- **DIRECTION**
Extract the lines that carry the string "this" from the listing.

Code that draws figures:
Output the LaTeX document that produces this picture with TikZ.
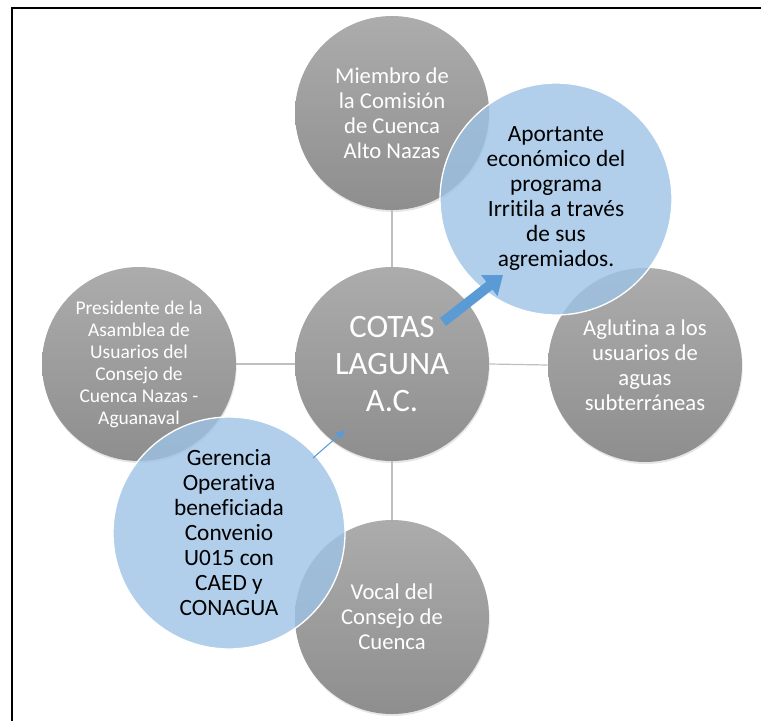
\documentclass[tikz,border=0pt]{standalone}
\usepackage{fontspec}
\setmainfont{Carlito}[Ligatures=NoCommon]
\usetikzlibrary{arrows.meta,shadows}

\definecolor{bubbletop}{RGB}{172,172,172}
\definecolor{bubblebot}{RGB}{142,142,142}
\definecolor{notefill}{RGB}{157,195,230}
\definecolor{arrowblue}{RGB}{91,155,213}
\definecolor{linkgray}{RGB}{191,191,191}

\tikzset{
	bubble/.style={circle, minimum size=145.5pt, inner sep=0pt, top color=bubbletop, bottom color=bubblebot, text=white, align=center, font=\fontsize{17}{18.75}\selectfont, drop shadow={opacity=0.2, shadow xshift=0.5pt, shadow yshift=-1.5pt}},
	note/.style={circle, minimum size=174pt, inner sep=0pt, fill=notefill, fill opacity=0.8, text opacity=1, draw=white, line width=1pt, align=center, font=\fontsize{17.5}{18.75}\selectfont},
	link/.style={linkgray, line width=0.9pt},
	bigarrow/.style={arrowblue, line width=7.5pt, -{Triangle[width=19pt, length=13pt]}},
	thinarrow/.style={arrowblue, line width=0.8pt, -{Triangle[width=6pt, length=7pt]}}
}

\begin{document}
\begin{tikzpicture}[x=0.75pt, y=-0.75pt]
	\useasboundingbox (0,0) rectangle (761,721);
	\draw [line width=1.5pt] (12,721) -- (12,8) -- (761,8);
	% circles round the centre
	\node [bubble] (miembro) at (392,113) {Miembro de\\la Comisión\\de Cuenca\\Alto Nazas};
	\node [bubble, font=\fontsize{14.6}{16.5}\selectfont] (presidente) at (139,364) {Presidente de la\\Asamblea de\\Usuarios del\\Consejo de\\Cuenca Nazas -\\Aguanaval};
	\node [bubble] (aglutina) at (645,365) {Aglutina a los\\usuarios de\\aguas\\subterráneas};
	\node [bubble] (vocal) at (392,617) {Vocal del\\Consejo de\\Cuenca};
	\node [bubble, font=\fontsize{24.5}{27.5}\selectfont] (cotas) at (392,364) {COTAS\\LAGUNA\\A.C.};
	\draw [link] (cotas.north) -- (miembro.south);
	\draw [link] (cotas.west) -- (presidente.east);
	\draw [link] (cotas.east) -- (aglutina.west);
	\draw [link] (cotas.south) -- (vocal.north);
	% notes
	\node [note] (aportante) at (556,199) {Aportante\\económico del\\programa\\Irritila a través\\de sus\\agremiados.};
	\node [note] (gerencia) at (229,533) {Gerencia\\Operativa\\beneficiada\\Convenio\\U015 con\\CAED y\\CONAGUA};
	\draw [bigarrow] ([shift={(51,-42)}]cotas.center) -- ([shift={(-53,76)}]aportante.center);
	\draw [thinarrow] ([shift={(84,-75)}]gerencia.center) -- ([shift={(-47,66)}]cotas.center);
\end{tikzpicture}
\end{document}
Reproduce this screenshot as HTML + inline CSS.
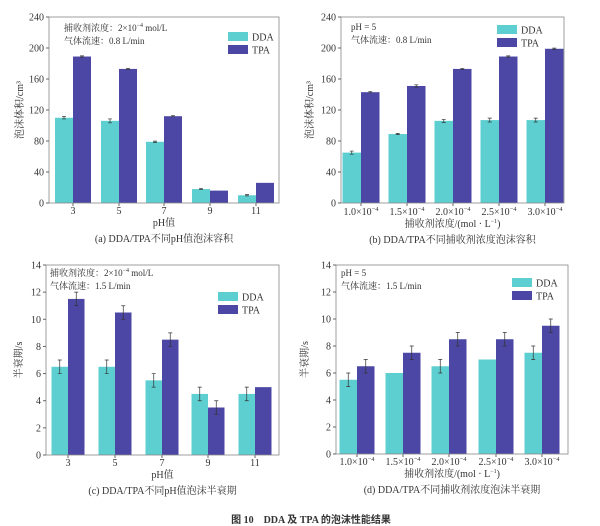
<!DOCTYPE html>
<html><head><meta charset="utf-8"><style>
html,body{margin:0;padding:0;background:#fff;width:600px;height:526px;overflow:hidden}
svg text{font-family:"Liberation Serif","Noto Serif CJK SC",serif;fill:#333}
</style></head><body>
<svg id="s" width="600" height="526" xmlns="http://www.w3.org/2000/svg"></svg>
<script>
const s=document.getElementById('s');let h='';
const C1='#5ecfd0',C2='#4c47a4';
function panel(o){
 const {x0,x1,yt,yb,max,step,cats,w,dda,tpa,de,te,labels,sup,ylab,ylx,xlab,cap,legx,legy,ann,annx,anny,xly}=o;
 const sc=(yb-yt)/max, Y=v=>yb-v*sc;
 for(let i=0;i<5;i++){const c=cats[i];
  h+=`<rect x="${c-w}" y="${Y(dda[i])}" width="${w}" height="${dda[i]*sc}" fill="${C1}"/>`;
  h+=`<rect x="${c}" y="${Y(tpa[i])}" width="${w}" height="${tpa[i]*sc}" fill="${C2}"/>`;
  [[c-w/2,dda[i],de[i]],[c+w/2,tpa[i],te[i]]].forEach(([cx,v,e])=>{if(e>0){
   h+=`<path d="M${cx} ${Y(v+e)}V${Y(v-e)}M${cx-2} ${Y(v+e)}H${cx+2}M${cx-2} ${Y(v-e)}H${cx+2}" stroke="#333" stroke-width="0.7" fill="none"/>`;}});
  h+=`<line x1="${c}" y1="${yb}" x2="${c}" y2="${yb+3}" stroke="#666"/>`;
  h+=`<text x="${c}" y="${xly}" font-size="10" text-anchor="middle">${labels[i]}${sup?'<tspan font-size="6.5" dy="-4">−4</tspan>':''}</text>`;
 }
 h+=`<rect x="${x0}" y="${yt}" width="${x1-x0}" height="${yb-yt}" fill="none" stroke="#888" stroke-width="0.8"/>`;
 for(let v=0;v<=max;v+=step){const y=Y(v);
  h+=`<line x1="${x0-3}" y1="${y}" x2="${x0}" y2="${y}" stroke="#666"/><text x="${x0-5}" y="${y+3.5}" font-size="10" text-anchor="end">${v}</text>`;}
 h+=`<text transform="translate(${ylx},${(yt+yb)/2}) rotate(-90)" font-size="10" text-anchor="middle">${ylab}</text>`;
 h+=`<text x="${(x0+x1)/2}" y="${xly+12}" font-size="10" text-anchor="middle">${xlab}</text>`;
 h+=`<text x="${(x0+x1)/2}" y="${xly+28}" font-size="10" text-anchor="middle">${cap}</text>`;
 h+=`<rect x="${legx}" y="${legy}" width="20" height="9" fill="${C1}"/><rect x="${legx}" y="${legy+13}" width="20" height="9" fill="${C2}"/>`;
 h+=`<text x="${legx+24}" y="${legy+8.5}" font-size="10">DDA</text><text x="${legx+24}" y="${legy+21.5}" font-size="10">TPA</text>`;
 ann.forEach((a,i)=>h+=`<text x="${annx}" y="${anny+i*13}" font-size="9">${a}</text>`);
}
panel({x0:49,x1:279,yt:17,yb:203,max:240,step:40,cats:[73,119,164,210,256],w:18,
 dda:[110,106,79,18,10],tpa:[189,173,112,16,26],de:[1.5,2.5,0.8,0.8,0.8],te:[0.8,0.8,0.8,0,0],
 labels:['3','5','7','9','11'],ylab:'泡沫体积/cm³',ylx:23,xlab:'pH值',cap:'(a) DDA/TPA不同pH值泡沫容积',
 legx:228,legy:32,ann:['捕收剂浓度：2×10<tspan font-size="6" dy="-4">−4</tspan><tspan dy="4"> mol/L</tspan>','气体流速：0.8 L/min'],annx:64,anny:31,xly:214});
panel({x0:341,x1:564,yt:17,yb:203,max:240,step:40,cats:[361,407,453,499,545],w:18.5,
 dda:[65,89,106,107,107],tpa:[143,151,173,189,199],de:[2,0.8,2,2.5,2.5],te:[0.8,1.5,0.8,0.8,0.8],
 labels:['1.0×10','1.5×10','2.0×10','2.5×10','3.0×10'],sup:1,ylab:'泡沫体积/cm³',ylx:313,xlab:'捕收剂浓度/(mol · L<tspan font-size="6" dy="-4">−1</tspan><tspan dy="4">)</tspan>',cap:'(b) DDA/TPA不同捕收剂浓度泡沫容积',
 legx:497,legy:25,ann:['pH = 5','气体流速：0.8 L/min'],annx:351,anny:30,xly:215});
panel({x0:46,x1:279,yt:265,yb:455,max:14,step:2,cats:[68,115,162,208,255],w:16.5,
 dda:[6.5,6.5,5.5,4.5,4.5],tpa:[11.5,10.5,8.5,3.5,5],de:[0.5,0.5,0.5,0.5,0.5],te:[0.5,0.5,0.5,0.5,0],
 labels:['3','5','7','9','11'],ylab:'半衰期/s',ylx:22,xlab:'pH值',cap:'(c) DDA/TPA不同pH值泡沫半衰期',
 legx:218,legy:292,ann:['捕收剂浓度：2×10<tspan font-size="6" dy="-4">−4</tspan><tspan dy="4"> mol/L</tspan>','气体流速：1.5 L/min'],annx:50,anny:276,xly:466});
panel({x0:336,x1:568,yt:265,yb:454,max:14,step:2,cats:[357,403,449,496,542],w:17.5,
 dda:[5.5,6,6.5,7,7.5],tpa:[6.5,7.5,8.5,8.5,9.5],de:[0.5,0,0.5,0,0.5],te:[0.5,0.5,0.5,0.5,0.5],
 labels:['1.0×10','1.5×10','2.0×10','2.5×10','3.0×10'],sup:1,ylab:'半衰期/s',ylx:308,xlab:'捕收剂浓度/(mol · L<tspan font-size="6" dy="-4">−1</tspan><tspan dy="4">)</tspan>',cap:'(d) DDA/TPA不同捕收剂浓度泡沫半衰期',
 legx:512,legy:278,ann:['pH = 5','气体流速：1.5 L/min'],annx:341,anny:276,xly:465});
h+=`<text x="311" y="523" font-size="10" font-weight="bold" text-anchor="middle" style="font-family:'Liberation Serif','Noto Sans CJK SC',serif">图 10　DDA 及 TPA 的泡沫性能结果</text>`;
s.innerHTML=h;
</script>
</body></html>
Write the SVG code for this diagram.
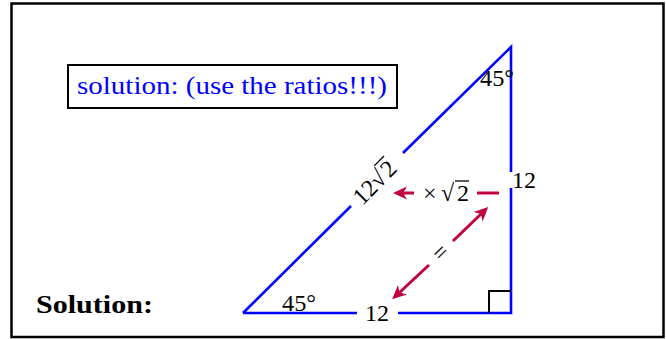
<svg xmlns="http://www.w3.org/2000/svg" width="666" height="339" viewBox="0 0 666 339">
<style>
.t{font-family:'Liberation Serif','Times New Roman',serif;font-size:24px;fill:#000}
.tri{stroke:#0000FF;stroke-width:2.6;fill:none;stroke-linecap:butt}
.red{stroke:#BF0040;stroke-width:3;fill:none}
.blk{stroke:#000;fill:none}
</style>
<defs>
<marker id="ah" markerUnits="userSpaceOnUse" viewBox="-6 -8 17 16" refX="0" refY="0" markerWidth="17" markerHeight="16" orient="auto">
<path d="M10,0 L-4,-6.5 L0,0 L-4,6.5 Z" fill="#BF0040"/>
</marker>
</defs>
<rect x="11.5" y="3.5" width="652" height="333.5" class="blk" stroke-width="2.5"/>
<g id="note">
<rect x="68" y="65" width="329" height="43" class="blk" stroke-width="2"/>
<text x="77" y="94" font-family="Liberation Serif, serif" font-size="25" fill="#0000FF" textLength="310" lengthAdjust="spacingAndGlyphs">solution: (use the ratios!!!)</text>
</g>
<g id="title">
<text x="36" y="313" font-family="Liberation Serif, serif" font-size="26" font-weight="bold" fill="#000" textLength="117" lengthAdjust="spacingAndGlyphs">Solution:</text>
</g>
<g id="triangle" font-family="Liberation Serif, serif">
<path class="tri" d="M243,313 L351,206 M403,153 L511,47 L511,172 M511,188 L511,313 L398,313 M357,313 L243,313"/>
<path class="blk" stroke-width="2" d="M489,313 L489,291 L511,291"/>
<text class="t" x="282" y="311" textLength="34" lengthAdjust="spacingAndGlyphs">45°</text>
<text class="t" x="480" y="86" textLength="34" lengthAdjust="spacingAndGlyphs">45°</text>
<text class="t" x="365" y="321">12</text>
<text class="t" x="512" y="188">12</text>
<g transform="translate(377,180) rotate(-45)">
<text class="t" x="-29" y="8">12</text>
<text class="t" x="-5" y="8" font-size="27">√</text>
<text class="t" x="10" y="8">2</text>
<line x1="8" y1="-12" x2="22" y2="-12" stroke="#000" stroke-width="1.3"/>
</g>
</g>
<g id="connectors">
<line class="red" x1="477" y1="193" x2="499" y2="193"/>
<line class="red" x1="414" y1="193" x2="403" y2="193" marker-end="url(#ah)"/>
<line class="red" x1="429" y1="265" x2="399.5" y2="292.5" marker-end="url(#ah)"/>
<line class="red" x1="453" y1="241" x2="481" y2="214" marker-end="url(#ah)"/>
</g>
<g id="labels" font-family="Liberation Serif, serif">
<text class="t" x="423" y="201">×</text>
<text class="t" x="441" y="201" font-size="27">√</text>
<text class="t" x="457" y="201">2</text>
<line x1="455" y1="181" x2="469" y2="181" stroke="#000" stroke-width="1.3"/>
<g transform="translate(441,253) rotate(-44)">
<text class="t" x="0" y="7" text-anchor="middle" font-size="30">=</text>
</g>
</g>
</svg>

- **FULL ANSWER**
Output the LaTeX document that produces this picture with TikZ.
Reproduce this screenshot as HTML + inline CSS.
Write the SVG code for this diagram.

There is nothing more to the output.